Tuesday, December 8, 2009

Blog 9: Response To the Work of a Classmate

I decided to respond to Alissa's Blog which deals with the topic of the United States' current drinking age. I agree that something needs to be changed. The drinking age is currently set at 21 years of age, and should be set back to 18 years of age. Alissa states that "this MLDA 21 is not helping, it's actually hurting" the initial job of protecting the youth from alcohol's effects. The drinking age tends to have the effect of creating a feeling of rebellion for many teenagers. Some teens feel that drinking is cool because it is illegal, and that is why they take part in it. Changing the drinking age to 18 years of age would eliminate this rebellious feeling for many teen drinkers. In the end, it would most likely lower the amount of teens who actually drink.
I also agree with Alissa that the drinking age seems to generate more teens who binge drink. Since teens aren't allowed to drink, when they can drink, they consume large quantities and, many times, drink themselves until they are not functional. If the drinking age were brought back to 18yrs the binge drinking would drop off because drinking wouldn't have to be such a "private/once in a blue moon" activity.
Lastly the drinking age has an opposite effect when it comes to protecting teens for drinking and driving. It is the worst thing anyone can do, get in a car after drinking and try to drive home.

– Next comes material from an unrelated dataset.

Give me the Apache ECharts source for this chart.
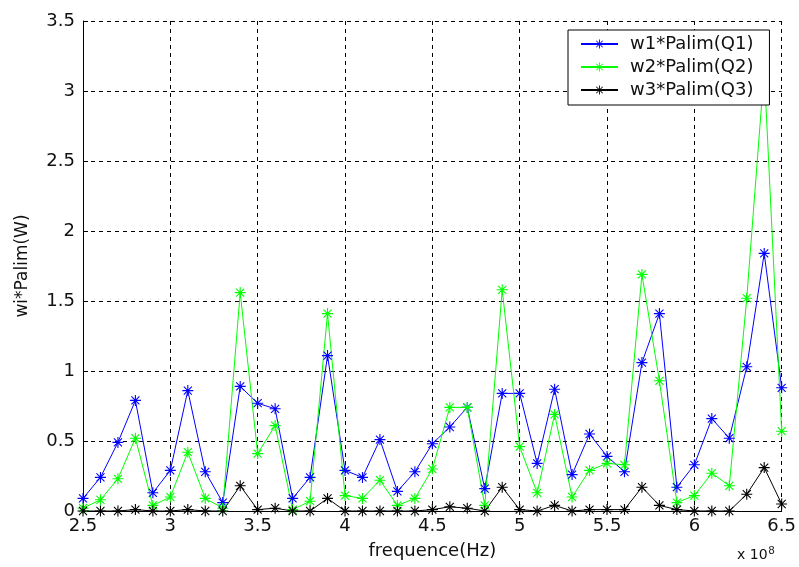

Yet many teens today are doing it. Michaela Ails says, "I have witnessed many underage people drive home after a night of drinking in order to hide it from their parents. If the drinking age was lowered young adults would feel less pressure to notify their parents that they have been drinking." In the end this law was put in place for the safety of everybody, but it doesn't seem to be creating very much safety. A change in the drinking age could eliminate this problem.
With all of the drawbacks from a drinking age of 21 years, I agree with Alissa that the law needs to be changed. Bringing back the drinking age to 18 years of age would bring protection and responsibility to our teens. It could create a safer outcome.

Monday, December 7, 2009

Blog 8: Become and Organ Donor Today

My persuasive speech was about the change from the traditional donor system towards a new system of a free market for human organs. I explained in the end of my speech that this change towards a new system will not be happening anytime soon, but people still need organs. Nearly 19,000 people are on the, fast growing, national waiting list in hopes that they will be able to receive an organ. So what can we do to help this cause?
Once again, as I explained in the end of my speech, the only thing that we can really do, besides petitioning for a change, is become a donor ourselves. It is a simple process which can be completed very easily. One must either get a donor form online, which can be found at the state DMV website, or simply go to the DMV. For those who reside in Wisconsin you can click on the following to take you to the DMV website: WiscDMV. It will take you through the steps to becoming a donor. Any person can become a donor and it can be done by filling out the donor forms and turning it in at the local DMV. The online form for Wisconsin residents can be found by clicking on the following: DonorForm. All of this is free and by your simple actions you could save a life. After officially becoming a donor on the drivers license the next step is for a person to speak about their wishes to their family members.
So remember that 19,000 people are out there hoping that they will get a new organ. If something were to ever happen to you, why not give the gift of life to someone else? Become a donor today.